As of 2000, there were 902 private households in the municipality, and an average of 2.5 persons per household. There were 190 households that consist of only one person and 61 households with five or more people. Out of a total of 912 households that answered this question, 20.8% were households made up of just one person and there were 8 adults who lived with their parents. Of the rest of the households, there are 324 married couples without children, 333 married couples with children There were 35 single parents with a child or children. There were 12 households that were made up of unrelated people and 10 households that were made up of some sort of institution or another collective housing.

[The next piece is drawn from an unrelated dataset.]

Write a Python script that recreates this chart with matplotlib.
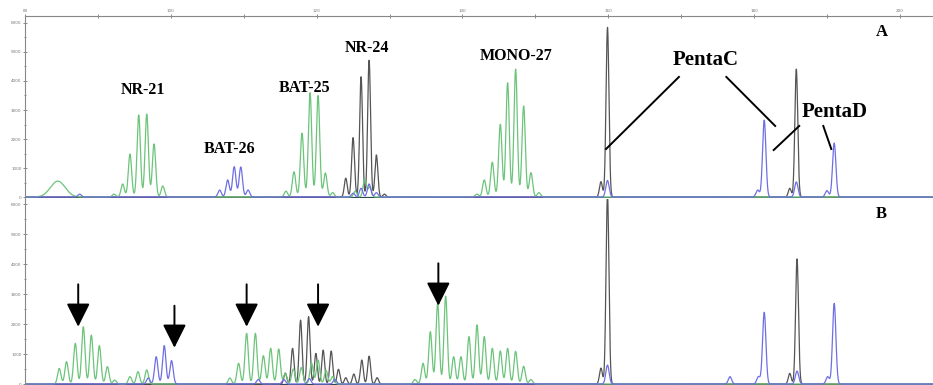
import numpy as np
import matplotlib
matplotlib.use("Agg")
import matplotlib.pyplot as plt
from matplotlib.ticker import MultipleLocator

# Peaks: size (bp) and height (RFU)

# Panel A - green dye
a_green_bp = [92.2, 93.4, 94.4, 95.6, 96.7, 97.7, 98.9,
              115.8, 116.9, 118.0, 119.1, 120.2, 121.2, 122.2,
              125.3, 126.6, 127.3,
              142.0, 143.0, 144.1, 145.2, 146.2, 147.3, 148.4, 149.4, 150.5]
a_green_rfu = [100, 450, 1480, 2830, 2860, 1830, 380,
               200, 870, 2200, 3600, 3500, 830, 150,
               200, 600, 350,
               100, 590, 1200, 2510, 3940, 4410, 3140, 840, 150]
# broad primer-dimer bump at the start
a_dimer_bp = [84.5]
a_dimer_rfu = [550]

# Panel A - black dye
a_black_bp = [124.0, 125.0, 126.1, 127.2, 128.2, 129.3,
              159.0, 159.9, 184.9, 185.8]
a_black_rfu = [650, 2050, 4150, 4720, 1450, 100,
               530, 5850, 300, 4410]

# Panel A - blue dye
a_blue_bp = [87.5, 106.7, 107.8, 108.7, 109.6, 110.6,
             125.0, 126.1, 127.2, 128.2,
             159.9, 180.5, 181.4, 185.8, 190.0, 191.0]
a_blue_rfu = [100, 240, 590, 1045, 1035, 240,
              130, 300, 450, 150,
              570, 240, 2650, 520, 220, 1860]

# Panel B - green dye
b_green_bp = [84.7, 85.7, 86.9, 88.0, 89.1, 90.2, 91.3, 92.3, 94.4, 95.5, 96.7,
              108.1, 109.3, 110.4, 111.6, 112.7, 113.7, 114.8, 115.7, 116.8, 117.9,
              119.3, 120.2, 121.3, 122.2,
              133.5, 134.6, 135.6, 136.6, 137.7, 138.8, 139.8, 140.9, 142.0, 143.0,
              144.1, 145.2, 146.2, 147.3, 148.4, 149.4]
b_green_rfu = [520, 745, 1355, 1910, 1630, 1280, 580, 130, 245, 410, 470,
               200, 690, 1690, 1690, 945, 1190, 1170, 350, 500, 550,
               700, 800, 450, 250,
               150, 690, 1745, 2690, 2930, 910, 910, 1580, 1970, 1580,
               1190, 1100, 1190, 1090, 590, 150]

# Panel B - black dye
b_black_bp = [115.7, 116.7, 117.8, 118.9, 119.9, 120.9, 122.0, 123.0, 124.0,
              125.1, 126.2, 127.2, 128.3,
              159.0, 159.9, 184.9, 185.9]
b_black_rfu = [365, 1190, 2130, 2245, 1020, 1130, 1100, 490, 210,
               333, 800, 930, 210,
               530, 6300, 355, 4170]

# Panel B - blue dye
b_blue_bp = [96.9, 98.0, 99.1, 100.1, 112.0, 115.5, 119.0, 122.5,
             159.9, 176.7, 180.6, 181.4, 185.9, 190.1, 191.0]
b_blue_rfu = [200, 910, 1280, 780, 150, 150, 180, 150,
              630, 245, 245, 2390, 430, 245, 2690]

# Marker labels in panel A (text, bp, RFU)
marker_names = ["NR-21", "BAT-26", "BAT-25", "NR-24", "MONO-27"]
marker_bp = [96.2, 108.0, 118.4, 126.9, 147.4]
marker_rfu = [3690, 1655, 3760, 5150, 4860]

# Arrows in panel B pointing at the shifted alleles
arrow_bp = [87.3, 100.5, 110.4, 120.2, 136.7]
arrow_top = [3323, 2610, 3323, 3323, 4023]
arrow_tip = [1910, 1210, 1910, 1910, 2610]

GREEN = "#6cc47a"
BLUE = "#6f6fe4"
GRAY = "#555555"


def trace(x, bp, rfu, sigma=0.23):
    y = np.zeros_like(x)
    for b, h in zip(bp, rfu):
        y += h * np.exp(-0.5 * ((x - b) / sigma) ** 2)
    return y


x = np.linspace(80, 204.6, 6000)

fig = plt.figure(figsize=(9.33, 3.85), dpi=100)
ax_a = fig.add_axes([25 / 933, 1 - 198 / 385, 908 / 933, 182 / 385])
ax_b = fig.add_axes([25 / 933, 0, 908 / 933, 186 / 385])

# Panel A traces
ax_a.plot(x, trace(x, a_black_bp, a_black_rfu, 0.2), color=GRAY, lw=0.9)
ax_a.plot(x, trace(x, a_green_bp, a_green_rfu) + trace(x, a_dimer_bp, a_dimer_rfu, 1.0),
          color=GREEN, lw=0.9)
ax_a.plot(x, trace(x, a_blue_bp, a_blue_rfu), color=BLUE, lw=0.9)

# Panel B traces
ax_b.plot(x, trace(x, b_black_bp, b_black_rfu, 0.2), color=GRAY, lw=0.9)
ax_b.plot(x, trace(x, b_green_bp, b_green_rfu), color=GREEN, lw=0.9)
ax_b.plot(x, trace(x, b_blue_bp, b_blue_rfu), color=BLUE, lw=0.9)

for ax in (ax_a, ax_b):
    ax.axhline(0, color="#2f4a57", lw=0.9, zorder=1)
    ax.set_xlim(80, 204.55)
    ax.yaxis.set_major_locator(MultipleLocator(1000))
    ax.yaxis.set_minor_locator(MultipleLocator(500))
    ax.tick_params(axis="y", which="both", direction="inout", length=3, width=0.6,
                   colors="#777777", labelsize=3, pad=1)
    ax.tick_params(axis="y", which="minor", length=2)
    for side in ("right", "bottom", "top"):
        ax.spines[side].set_visible(False)
    ax.spines["left"].set_color("#888888")
    ax.spines["left"].set_linewidth(0.8)
    ax.patch.set_alpha(0)

ax_a.set_ylim(-34, 6241)
ax_b.set_ylim(-33, 6167)

# size scale along the top of panel A
ax_a.spines["top"].set_visible(True)
ax_a.spines["top"].set_color("#888888")
ax_a.spines["top"].set_linewidth(0.8)
ax_a.xaxis.tick_top()
ax_a.xaxis.set_major_locator(MultipleLocator(20))
ax_a.xaxis.set_minor_locator(MultipleLocator(10))
ax_a.tick_params(axis="x", which="both", direction="inout", length=3, width=0.6,
                 colors="#777777", labelsize=3, pad=1)
ax_b.set_xticks([])

font = dict(family="Liberation Serif", weight="bold")

for name, bp, rfu in zip(marker_names, marker_bp, marker_rfu):
    ax_a.text(bp, rfu, name, ha="center", va="center", fontsize=11.5, **font)

ax_a.text(173.4, 4720, "PentaC", ha="center", va="center", fontsize=15, **font)
ax_a.text(191.0, 2930, "PentaD", ha="center", va="center", fontsize=15, **font)
ax_a.text(197.6, 5690, "A", ha="center", va="center", fontsize=12, **font)
ax_b.text(197.5, 5667, "B", ha="center", va="center", fontsize=12, **font)

# leader lines from the Penta labels to their peaks
ax_a.plot([169.7, 159.7], [4140, 1655], color="black", lw=1.4)
ax_a.plot([176.2, 182.9], [4140, 2450], color="black", lw=1.4)
ax_a.plot([186.2, 182.7], [2450, 1620], color="black", lw=1.4)
ax_a.plot([189.5, 190.6], [2450, 1655], color="black", lw=1.4)

for bp, top, tip in zip(arrow_bp, arrow_top, arrow_tip):
    ax_b.annotate("", xy=(bp, tip), xytext=(bp, top),
                  arrowprops=dict(arrowstyle="-|>,head_length=14.4,head_width=7.2",
                                  mutation_scale=1, lw=1.4, color="black",
                                  shrinkA=0, shrinkB=0))

plt.savefig("out.png", dpi=100)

In 2000 there were 519 single family homes (or 76.8% of the total) out of a total of 676 inhabited buildings. There were 91 multi-family buildings (13.5%), along with 38 multi-purpose buildings that were mostly used for housing (5.6%) and 28 other use buildings (commercial or industrial) that also had some housing (4.1%). Of the single family homes 11 were built before 1919, while 93 were built between 1990 and 2000. The greatest number of single family homes (120) were built between 1981 and 1990.

In 2000 there were 922 apartments in the municipality. The most common apartment size was 5 rooms of which there were 292. There were 21 single room apartments and 499 apartments with five or more rooms. Of these apartments, a total of 870 apartments (94.4% of the total) were permanently occupied, while 38 apartments (4.1%) were seasonally occupied and 14 apartments (1.5%) were empty. As of 2009, the construction rate of new housing units was 2 new units per 1000 residents. The vacancy rate for the municipality, in 2010, was 1.03%.

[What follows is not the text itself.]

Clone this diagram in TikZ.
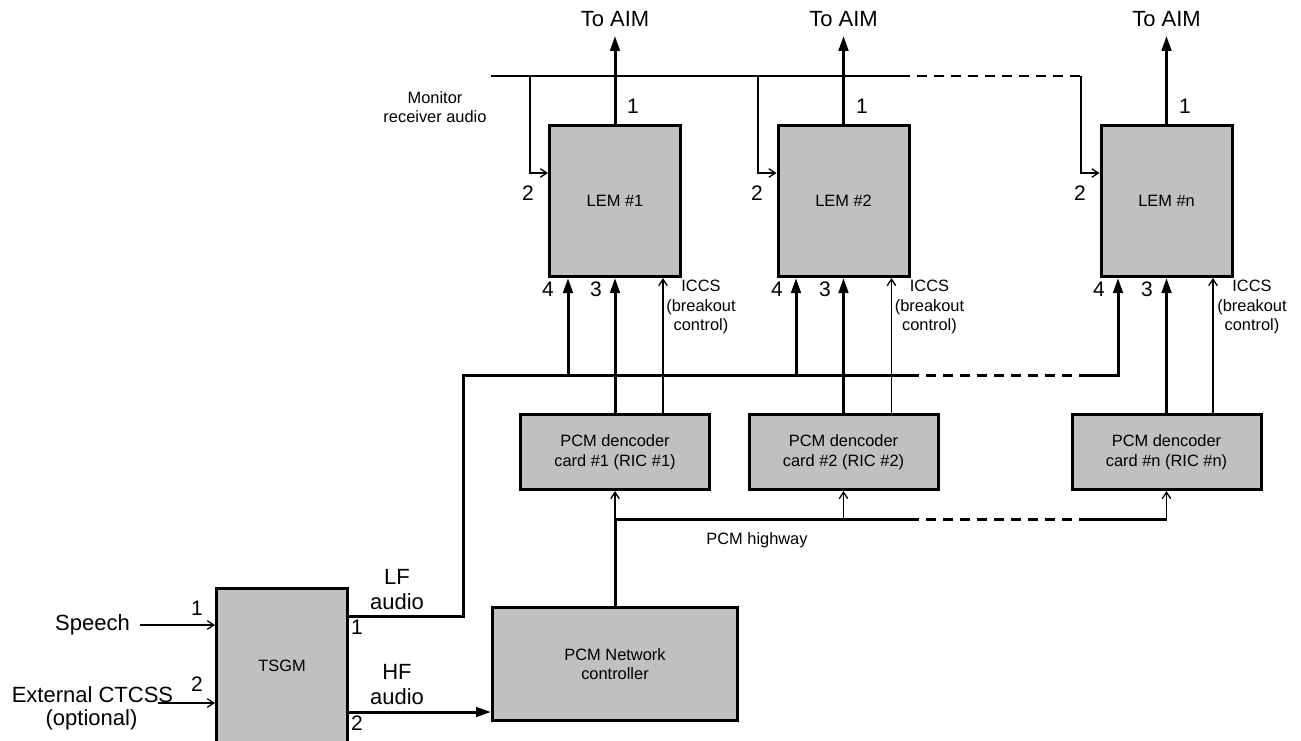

The historical population is given in the following chart:

==Politics==
In the 2007 federal election the most popular party was the FDP which received 32.59% of the vote. The next three most popular parties were the SVP (21.82%), the SP (20.99%) and the CVP (12.82%). In the federal election, a total of 1,089 votes were cast, and the voter turnout was 57.0%.

==Economy==
As of In 2010 2010, Lohn-Ammannsegg had an unemployment rate of 2.5%. As of 2008, there were 20 people employed in the primary economic sector and about 7 businesses involved in this sector. 295 people were employed in the secondary sector and there were 32 businesses in this sector. 450 people were employed in the tertiary sector, with 75 businesses in this sector. There were 1,220 residents of the municipality who were employed in some capacity, of which females made up 43.0% of the workforce.

In 2008 the total number of full-time equivalent jobs was 639. The number of jobs in the primary sector was 15, all of which were in agriculture. The number of jobs in the secondary sector was 273 of which 139 or (50.9%) were in manufacturing and 131 (48.0%) were in construction. The number of jobs in the tertiary sector was 351. In the tertiary sector; 115 or 32.8% were in wholesale or retail sales or the repair of motor vehicles, 11 or 3.1% were in the movement and storage of goods, 20 or 5.7% were in a hotel or restaurant, 41 or 11.7% were in the information industry, 2 or 0.6% were the insurance or financial industry, 17 or 4.8% were technical professionals or scientists, 18 or 5.1% were in education and 87 or 24.8% were in health care.

In 2000, there were 491 workers who commuted into the municipality and 952 workers who commuted away. The municipality is a net exporter of workers, with about 1.9 workers leaving the municipality for every one entering. Of the working population, 17.1% used public transportation to get to work, and 62.3% used a private car.

==Religion==
From the 2000 census, 763 or 32.6% were Roman Catholic, while 1,105 or 47.2% belonged to the Swiss Reformed Church. Of the rest of the population, there were 19 members of an Orthodox church (or about 0.81% of the population), there were 5 individuals (or about 0.21% of the population) who belonged to the Christian Catholic Church, and there were 26 individuals (or about 1.11% of the population) who belonged to another Christian church. There were 13 (or about 0.56% of the population) who were Islamic. There was 1 person who was Buddhist, 2 individuals who were Hindu and 3 individuals who belonged to another church. 350 (or about 14.96% of the population) belonged to no church, are agnostic or atheist, and 52 individuals (or about 2.22% of the population) did not answer the question.

==Education==
In Lohn-Ammannsegg about 969 or (41.4%) of the population have completed non-mandatory upper secondary education, and 429 or (18.3%) have completed additional higher education (either university or a Fachhochschule). Of the 429 who completed tertiary schooling, 74.6% were Swiss men, 20.0% were Swiss women, 3.5% were non-Swiss men and 1.9% were non-Swiss women.

During the 2010–2011 school year there were a total of 212 students in the Lohn-Ammannsegg school system. The education system in the Canton of Solothurn allows young children to attend two years of non-obligatory Kindergarten. During that school year, there were 35 children in kindergarten. The canton's school system requires students to attend six years of primary school, with some of the children attending smaller, specialized classes. In the municipality there were 169 students in primary school and 8 students in the special, smaller classes. The secondary school program consists of three lower, obligatory years of schooling, followed by three to five years of optional, advanced schools. All the lower secondary students from Lohn-Ammannsegg attend their school in a neighboring municipality.

As of 2000, there were 14 students in Lohn-Ammannsegg who came from another municipality, while 186 residents attended schools outside the municipality.